Clients should understand that mutual fund share classes available on a particular
Custodian’s Platform in many cases will not be the least expensive share class
that the mutual fund has available. Share classes are selected by Custodians to
be included on their platforms in certain cases because the share class pays the
Custodian compensation for the administrative and record keeping services the
Custodian provides to the mutual fund. PPP or IAR does not share directly or
indirectly in any compensation received by Custodians for these services.

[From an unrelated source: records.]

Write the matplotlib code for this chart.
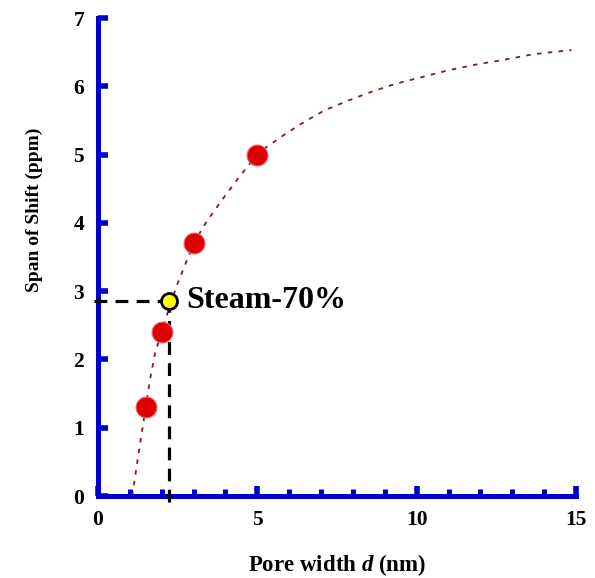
import matplotlib
matplotlib.use("Agg")
import matplotlib.pyplot as plt

plt.rcParams['font.family'] = ['Liberation Serif', 'DejaVu Serif']
plt.rcParams['font.weight'] = 'bold'
plt.rcParams['mathtext.fontset'] = 'custom'
plt.rcParams['mathtext.it'] = 'Liberation Serif:italic:bold'
plt.rcParams['mathtext.rm'] = 'Liberation Serif:bold'

# measured data points
pore_width = [1.5, 2.0, 3.0, 5.0]
span_shift = [1.3, 2.4, 3.7, 5.0]

# highlighted sample
steam_x = 2.23
steam_y = 2.86
steam_label = "Steam-70%"

# fitted curve
curve_x = [1.07, 1.11, 1.32, 1.5, 1.63, 1.79, 2.0, 2.21, 2.47, 2.78, 3.0, 3.41, 3.93,
           4.46, 5.0, 5.29, 5.78, 6.44, 7.12, 7.85, 8.64, 9.37, 10.21, 11.04, 11.88,
           12.77, 13.66, 14.86]
curve_y = [0.0, 0.11, 0.77, 1.3, 1.70, 2.09, 2.4, 2.72, 3.08, 3.44, 3.7, 4.02, 4.36,
           4.69, 5.0, 5.11, 5.27, 5.47, 5.65, 5.79, 5.93, 6.04, 6.14, 6.24, 6.32,
           6.39, 6.47, 6.53]

x_ticks = [0, 5, 10, 15]
y_ticks = [0, 1, 2, 3, 4, 5, 6, 7]

blue = '#0000cc'

fig = plt.figure(figsize=(5.95, 5.78), dpi=100)
ax = fig.add_axes([98/595, 82/578, 478/595, 478/578])

ax.plot(curve_x, curve_y, color='#7a1f1f', lw=1.3, linestyle=(0, (2.5, 3.5)), zorder=2)

ax.plot([steam_x, steam_x], [-0.09, steam_y], color='black', lw=2.3,
        linestyle=(0, (4, 2.6)), clip_on=False, zorder=3)
ax.plot([-0.12, steam_x], [steam_y, steam_y], color='black', lw=2.3,
        linestyle=(0, (4, 2.6)), clip_on=False, zorder=3)

ax.plot(pore_width, span_shift, linestyle='none', marker='o', markersize=15,
        markerfacecolor='#dd0000', markeredgecolor='#e86a6a', markeredgewidth=0.8, zorder=4)
ax.plot([steam_x], [steam_y], linestyle='none', marker='o', markersize=11.5,
        markerfacecolor='#ffff00', markeredgecolor='black', markeredgewidth=2, zorder=5,
        clip_on=False)
ax.text(steam_x + 0.53, steam_y, steam_label, fontsize=23, fontweight='bold',
        va='center', ha='left')

ax.set_xlim(0, 15)
ax.set_ylim(0, 7)

for s in ['top', 'right']:
    ax.spines[s].set_visible(False)
for s in ['left', 'bottom']:
    ax.spines[s].set_color(blue)
    ax.spines[s].set_linewidth(3.6)
    ax.spines[s].set_capstyle('projecting')

ax.set_xticks(x_ticks)
ax.set_xticks(range(0, 16), minor=True)
ax.set_yticks(y_ticks)
ax.tick_params(axis='x', which='major', direction='in', length=7.5, width=4, color=blue,
               labelsize=15.5, pad=10)
ax.tick_params(axis='x', which='minor', direction='in', length=5, width=3.6, color=blue)
ax.tick_params(axis='y', which='major', direction='in', length=7.5, width=4, color=blue,
               labelsize=15.5, pad=10)
for lab in ax.get_xticklabels() + ax.get_yticklabels():
    lab.set_fontweight('bold')

ax.set_xlabel(r"Pore width $d$ (nm)", fontsize=16.5, fontweight='bold')
ax.xaxis.set_label_coords(0.5, -0.118)
ax.set_ylabel("Span of Shift (ppm)", fontsize=14, fontweight='bold')
ax.yaxis.set_label_coords(-0.115, 0.598)

fig.savefig("out.png", dpi=100)
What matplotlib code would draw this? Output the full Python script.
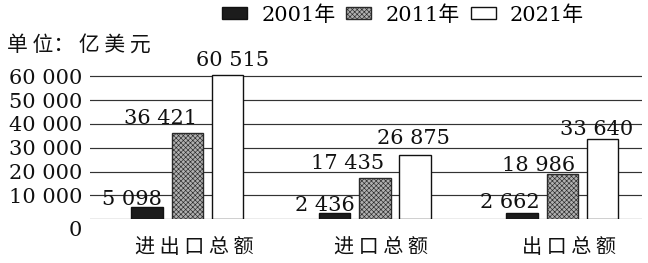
import matplotlib
matplotlib.use('Agg')
import matplotlib.pyplot as plt
import matplotlib.transforms as mtransforms
from matplotlib.patches import Patch
import numpy as np

# ---- data (100 million USD) ----
categories = ['进出口总额', '进口总额', '出口总额']
years = ['2001年', '2011年', '2021年']
values_2001 = [5098, 2436, 2662]
values_2011 = [36421, 17435, 18986]
values_2021 = [60515, 26875, 33640]
y_ticks = [0, 10000, 20000, 30000, 40000, 50000, 60000]
y_tick_labels = ['0', '10 000', '20 000', '30 000', '40 000', '50 000', '60 000']
unit_label = '单位：亿美元'

# ---- styling ----
plt.rcParams['hatch.linewidth'] = 0.45
NUM_FONT = ['DejaVu Serif', 'Noto Sans CJK SC']
CJK_FONT = ['Noto Sans CJK SC', 'DejaVu Sans']
FS = 15


def spaced(s):
    """Spread CJK characters out a little."""
    return ' '.join(s)


def fmt(v):
    return f'{v:,}'.replace(',', ' ')


fig = plt.figure(figsize=(6.48, 2.63), dpi=100)
ax = fig.add_axes([0.1389, 0.1662, 0.8518, 0.5617])
ax.set_xlim(-0.52, 2.425)
ax.set_ylim(0, 62000)

x = np.arange(len(categories))
offset = 0.2148
width = 0.168

series = [values_2001, values_2011, values_2021]
styles = [
    dict(facecolor='#1c1c1c', edgecolor='#111111', linewidth=1.0),
    dict(facecolor='#b0b0b0', edgecolor='#2a2a2a', linewidth=1.0, hatch='xxxxxxx'),
    dict(facecolor='white', edgecolor='#111111', linewidth=1.0),
]
# per-label nudges (pixels) so the numbers do not collide
label_dx = [[-15, -10, -12], [-27, -27, -24], [5, -2, -6]]
label_dy = [[2, 2, 5], [9, 9, 3], [9, 11, 4]]

for i, (vals, st) in enumerate(zip(series, styles)):
    xs = x + (i - 1) * offset
    ax.bar(xs, vals, width=width, zorder=3, **st)
    for j, (xc, v) in enumerate(zip(xs, vals)):
        ax.annotate(fmt(v), (xc, v),
                    xytext=(label_dx[i][j] * 0.72, label_dy[i][j] * 0.72),
                    textcoords='offset points', ha='center', va='baseline',
                    fontsize=FS, family=NUM_FONT, color='#111111',
                    zorder=4, annotation_clip=False)

# gridlines
ax.set_yticks(y_ticks)
ax.yaxis.grid(True, color='#333333', linewidth=0.85)
ax.set_axisbelow(True)
for sp in ax.spines.values():
    sp.set_visible(False)

ax.tick_params(axis='y', length=0, pad=5.5)
ax.tick_params(axis='x', length=0, pad=12.5)
ax.set_yticklabels(y_tick_labels, fontsize=FS, family=NUM_FONT, color='#111111')
ax.set_xticks(x + 0.035)
ax.set_xticklabels([spaced(c) for c in categories], fontsize=14.5,
                   family=CJK_FONT, color='#111111')

# zero label sits a little lower than its gridline
zero_lbl = ax.get_yticklabels()[0]
zero_lbl.set_transform(zero_lbl.get_transform() +
                       mtransforms.ScaledTranslation(0, -0.09, fig.dpi_scale_trans))

# unit caption
fig.text(7 / 648, 1 - 45 / 263, '单 位： 亿 美 元', ha='left', va='center',
         fontsize=FS, family=CJK_FONT, color='#111111')

# legend
handles = [Patch(**st) for st in styles]
fig.legend(handles, years, loc='center', bbox_to_anchor=(403 / 648, 1 - 15 / 263),
           ncol=3, frameon=False, prop=dict(family=NUM_FONT, size=FS),
           handlelength=1.2, handleheight=0.5, handletextpad=0.67,
           columnspacing=0.53, borderpad=0, borderaxespad=0)

fig.savefig('out.png', dpi=100)
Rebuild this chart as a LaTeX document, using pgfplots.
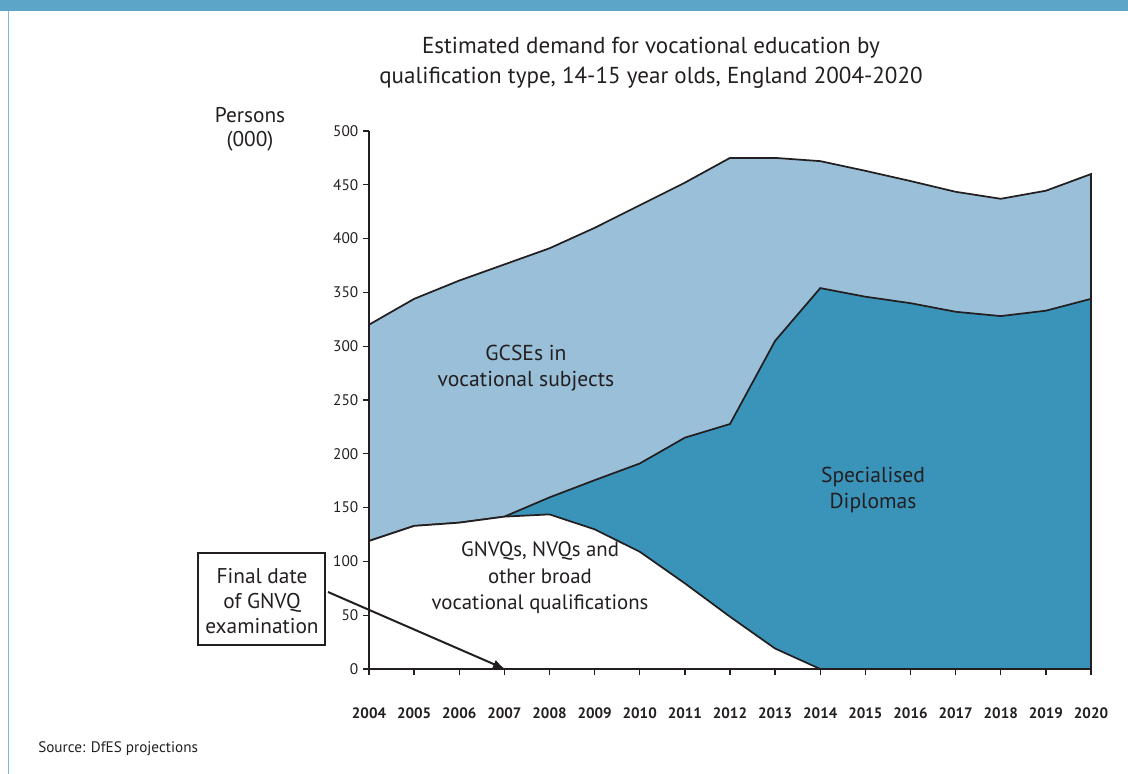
\documentclass[border=0pt]{standalone}
\usepackage{fontspec}
\setmainfont{PT Sans}
\usepackage{pgfplots}
\usetikzlibrary{arrows.meta}
\pgfplotsset{compat=1.18}
\definecolor{lightb}{HTML}{99C0D8}
\definecolor{darkb}{HTML}{3A94BA}
\definecolor{band}{HTML}{5CA5C8}
\definecolor{ink}{HTML}{231F20}
\begin{document}
\begin{tikzpicture}[x=0.75pt,y=-0.75pt]
\path[use as bounding box] (0,0) rectangle (1128,774);
\fill[band] (0,0) rectangle (1128,11);
\draw[band!80, line width=1.2pt] (8.5,11) -- (8.5,774);
\begin{axis}[
  scale only axis, width=541.5pt, height=403.5pt,
  anchor=south west, at={(276.75pt,-501.75pt)},
  xmin=2004, xmax=2020, ymin=0, ymax=500,
  axis x line*=bottom, axis y line*=left,
  axis line style={ink, line width=1.4pt},
  tick style={ink, line width=1pt},
  tick align=outside, major tick length=4.5pt,
  xtick={2004,2005,...,2020}, ytick={0,50,...,500},
  /pgf/number format/assume math mode=true,
  x tick label style={/pgf/number format/1000 sep={}, font=\fontsize{11.3}{13}\selectfont\bfseries, text=ink, anchor=center, yshift=-28.5pt},
  y tick label style={font=\fontsize{11.5}{13}\selectfont, text=ink},
  clip=false,
]
\addplot[fill=lightb, draw=ink, line width=1.3pt] coordinates {
(2004,320) (2005,344) (2006,361) (2007,376) (2008,391) (2009,410) (2010,431) (2011,452) (2012,475) (2013,475) (2014,472) (2015,463) (2016,453.5) (2017,443.5) (2018,437) (2019,444.5) (2020,460)} \closedcycle;
\addplot[fill=darkb, draw=ink, line width=1.3pt] coordinates {
(2004,119) (2005,133) (2006,136) (2007,141.6) (2008,159.5) (2009,175.5) (2010,191) (2011,215) (2012,227.7) (2013,305) (2014,354) (2015,346) (2016,340) (2017,332) (2018,328) (2019,333) (2020,344)} \closedcycle;
\addplot[fill=white, draw=ink, line width=1.3pt] coordinates {
(2004,119) (2005,133) (2006,136) (2007,141.6) (2008,143.7) (2009,129.8) (2010,109) (2011,79.6) (2012,48.6) (2013,19) (2014,0) (2015,0) (2016,0) (2017,0) (2018,0) (2019,0) (2020,0)} \closedcycle;
\end{axis}
\begin{scope}[every node/.style={text=ink, align=center, inner sep=0pt}]
\node[font=\fontsize{17.3}{22.5}\selectfont] at (651,63) {Estimated demand for vocational education by\\qualification type, 14-15 year olds, England 2004-2020};
\node[font=\fontsize{16}{18}\selectfont] at (250,129) {Persons\\(000)};
\node[font=\fontsize{16.2}{19.5}\selectfont] at (526,368) {GCSEs in\\vocational subjects};
\node[font=\fontsize{16.2}{19.5}\selectfont] at (873,490) {Specialised\\Diplomas};
\node[font=\fontsize{15.6}{19.8}\selectfont] at (540,578) {GNVQs, NVQs and\\other broad\\vocational qualifications};
\draw[ink, line width=1.8pt, fill=white] (198,553) rectangle (325,645);
\node[font=\fontsize{16}{18.75}\selectfont] at (262,601) {Final date\\of GNVQ\\examination};
\draw[ink, line width=1.5pt, -{Latex[length=9pt,width=7pt]}] (328,592) -- (505,669);
\node[font=\fontsize{11.4}{13}\selectfont, anchor=west] at (38,749) {Source: DfES projections};
\end{scope}
\end{tikzpicture}
\end{document}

While PPP endeavors to use the lowest-cost mutual fund share class available,
and periodically reviews its holdings in order to convert higher cost shares to
lower cost shares, the Firm cannot ensure that all Clients will hold the lowest cost
share class available on the Platform at any given time. Further, some third-party
money managers are more careful about utilizing the lowest cost share class than
others.
Third-Party Manager Step-out Trades
Third-party managers are permitted to place trades through the broker-dealer
associated with the Program, or through other broker-dealers if the third-party
manager determines that such other broker-dealer is providing best execution
considering applicable circumstances. If a third-party manager executes trades
through a broker-dealer other than the one associated with the selected Program,
there will most likely be a commission or mark-up on the trade that wouldn’t
have been charged otherwise.
Clients are encouraged to review the disclosure brochure for the third-party
manager selected for more information regarding their practices.
Limitations due to LPL Licensing/Registration
Supervised Persons that are licensed as registered representatives of LPL
Financial are subject to regulations that restrict them from conducting securities
transactions away from LPL without written authorization. Clients should,
therefore, be aware that for accounts where LPL serves as the Custodian, the
Supervised Person is limited to offering services and investment vehicles that are
approved by LPL and prohibited from offering services and investment vehicles
that may be available through other broker-dealers and custodians.